Better Way workers assess fire damage

Better Way workers assess fire damage (Photo by Mark Shephard)

While no manufacturer wants a fire at a plant, Better Way Products (BWP of Indiana Inc.) of New Paris, Ind., is in good shape to spring back from the blaze that destroyed Plant 2 early Thursday (Oct. 23). Authorities remained on site investigating the cause of the fire.

“To be sure, we have some adversity in front of us,” said Clint Decker, general manager of the company, which produces fiberglass parts and components to the RV industry as well as the marine, commercial and transit vehicle industries.

Still, despite the fire, “Our RV customers aren’t going to see any glitch at all,” Decker told RVBusiness.com. “Our marine customers are going to come through unscathed, we believe.”

Plant 2 was vacant at the time of the fire. Decker said workers in Plant 1 noticed the flames and called the fire department.

“The fire crews did an outstanding job of containing the fire. There were molds and parts around the perimeter of that building and none of those were damaged,” he said.

The 100 employees of Plant 2 have been reassigned among Better Way’s other facilities, including two manufacturing sites in New Paris and three in Bremen. Better Way also has a warehouse in New Paris and a pattern and mold shop in Syracuse.

“We went to three shifts,” Decker said. “With the team we have, which is an amazing team, we have multiple facilities and capable team members. We can spread this work around. We also have a great deal of employees that are cross-trained in all aspects of our business.”

As soon as Better Way can clean up the site, they plan to rebuild, Decker said, noting that there are certain procedures to follow in the case of a fiberglass fire.

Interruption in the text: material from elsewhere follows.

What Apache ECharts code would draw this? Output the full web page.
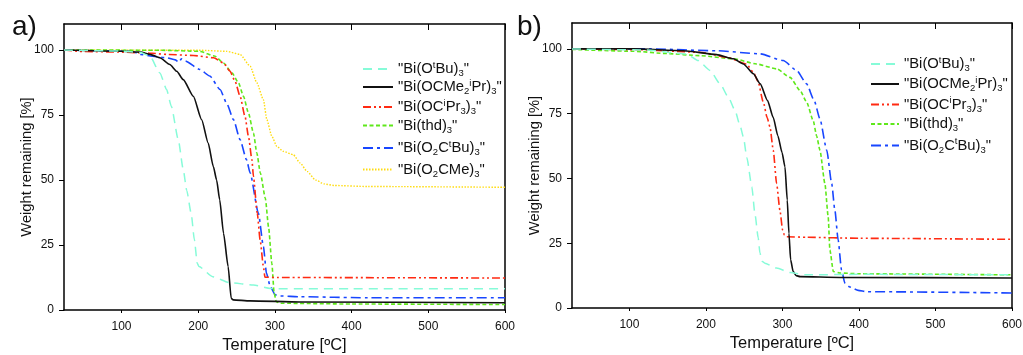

He added,  “It looks like the gelcoat stayed pretty intact in the drums and the resin tank stayed within its containment. But there are regular things that we need to do to make sure EPA and IDEM are satisfied, so we will work through those issues, but we do plan on rebuilding a facility on this plot of land in short order, I would anticipate ideally three, four months, we’ll be operating in a new facility.”